GDS Government Away Day
2024-03-20 • London, UK
Confronting Racism in the Public Sector
A Call for Allyship and Systemic Change
About This Talk
In an intimate and unflinching keynote delivered to 50 Government Digital Service leaders and practitioners, Steve confronted the uncomfortable realities of racism within the UK public sector, not with abstract theory, but through raw, personal testimony. He shared visceral accounts of microaggressions endured throughout his career: being spoken over in meetings where his expertise was dismissed, watching less qualified colleagues leapfrog him for promotions, and navigating the exhausting performance of code switching, altering speech patterns, mannerisms, and even dress to assimilate into predominantly white institutional spaces.
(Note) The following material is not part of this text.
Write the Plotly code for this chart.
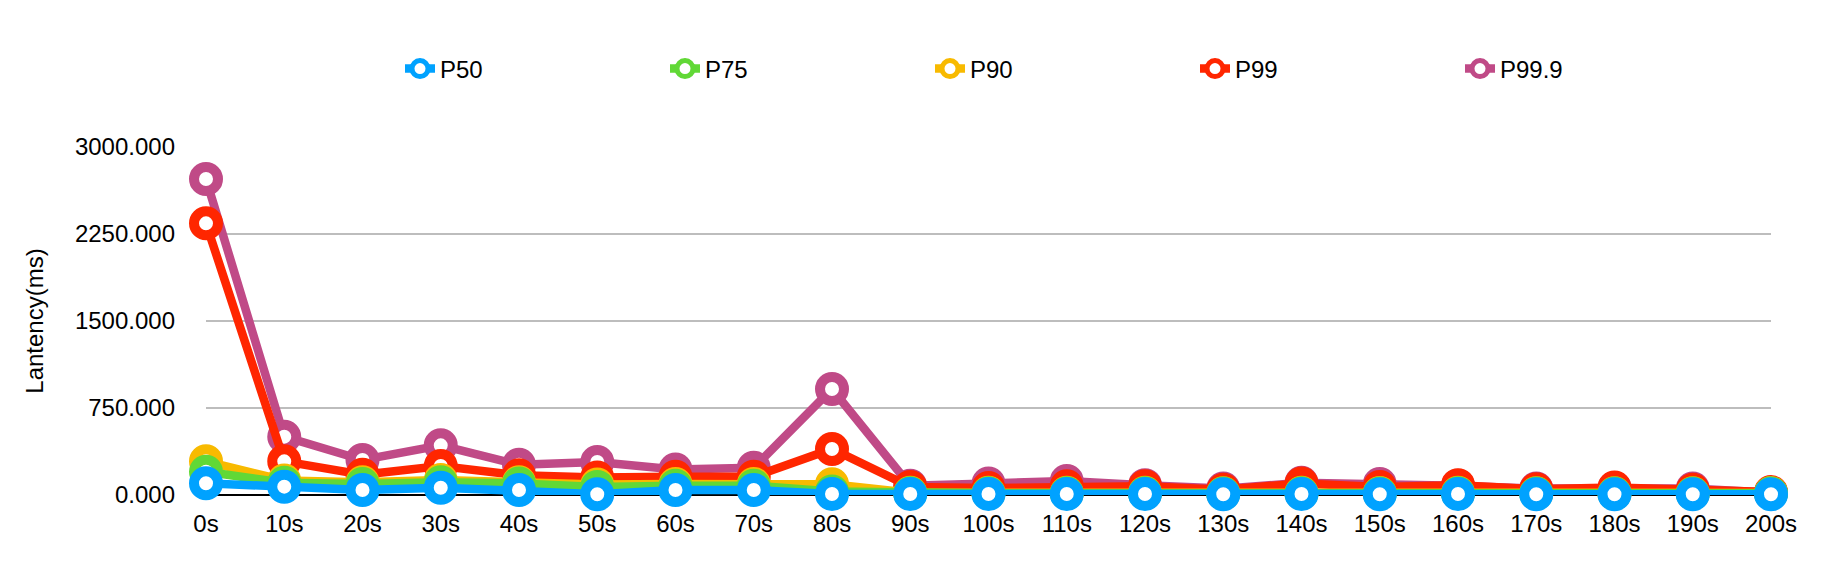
import plotly.graph_objects as go

times = [f"{t}s" for t in range(0, 201, 10)]
p50 = [101, 72, 43, 63, 43, 6, 43, 43, 9, 8, 8, 8, 8, 7, 8, 7, 8, 7, 7, 7, 6]
p75 = [200, 105, 95, 110, 100, 70, 80, 80, 30, 15, 15, 15, 15, 12, 15, 14, 15, 12, 12, 12, 15]
p90 = [290, 125, 110, 130, 110, 90, 95, 95, 92, 20, 20, 20, 20, 15, 20, 18, 20, 15, 15, 15, 18]
p99 = [2342, 290, 175, 250, 170, 150, 158, 158, 397, 70, 60, 75, 75, 45, 100, 70, 85, 50, 65, 45, 25]
p999 = [2724, 503, 302, 428, 260, 285, 220, 235, 914, 80, 100, 120, 85, 55, 105, 95, 80, 55, 60, 55, 20]

series = [
    ("P99.9", p999, "#C04A87", 5),
    ("P99", p99, "#FF2600", 4),
    ("P90", p90, "#F8BA00", 3),
    ("P75", p75, "#61D836", 2),
    ("P50", p50, "#00A2FF", 1),
]

FONT = "Liberation Sans, Arial, Helvetica, sans-serif"

fig = go.Figure()
for name, vals, color, rank in series:
    fig.add_trace(go.Scatter(
        x=times, y=vals, name=name, mode="lines+markers",
        line=dict(color=color, width=8.5),
        marker=dict(symbol="circle", size=24, color="white",
                    line=dict(color=color, width=10)),
        cliponaxis=False, legendrank=rank,
    ))

fig.update_layout(
    width=1832, height=574,
    paper_bgcolor="white", plot_bgcolor="white",
    margin=dict(l=198, r=69, t=139, b=87, autoexpand=False),
    font=dict(family=FONT, size=24, color="black"),
    showlegend=True,
    legend=dict(orientation="h", x=(392 - 198) / 1565, xanchor="left",
                y=1 + (139 - 61) / 348, yanchor="middle",
                entrywidth=220, entrywidthmode="pixels", itemwidth=30,
                font=dict(family=FONT, size=24, color="black"),
                itemsizing="trace"),
)
fig.update_xaxes(
    type="category", range=[0, 20], showgrid=False, showline=False,
    zeroline=False, ticks="", ticklabelstandoff=12,
    tickfont=dict(family=FONT, size=24, color="black"),
)
fig.update_yaxes(
    range=[0, 3000], dtick=750, tick0=0, tickformat=".3f",
    showgrid=True, gridcolor="#BDBDBD", gridwidth=2,
    zeroline=True, zerolinecolor="black", zerolinewidth=2,
    showline=False, ticks="", ticklabelstandoff=30,
    tickfont=dict(family=FONT, size=24, color="black"),
    title=dict(text="Lantency(ms)", standoff=24,
               font=dict(family=FONT, size=24, color="black")),
)

fig.write_html("out.html")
Steve laid bare the psychological toll of existing as one of the few people of colour in senior technical leadership roles, describing the isolating experience of being simultaneously hypervisible as a token representative and invisible when contributions are overlooked or attributed to others. He recounted witnessing colleagues from minority backgrounds face similar barriers, their potential stifled by systemic biases that persist despite diversity rhetoric. Rather than softening the message, Steve deliberately leaned into discomfort, challenging the room to move beyond performative allyship towards concrete, courageous action. His call to action was comprehensive and demanding: interrupt bias in real time when witnessed, amplify marginalised voices in meetings and decision making processes, actively sponsor and mentor minority colleagues by opening doors and advocating for their advancement, examine personal complicity in upholding exclusionary norms, and push for structural policy changes that embed equity into hiring, promotion, and retention practices. The session was designed not to comfort, but to catalyse, forcing attendees to confront their role in either perpetuating or dismantling institutional racism. Steve's vulnerable storytelling and strategic framing transformed the conversation from abstract diversity goals to urgent moral and organisational imperatives, leaving the audience with a clear mandate: allyship is not passive sympathy but active, sustained intervention.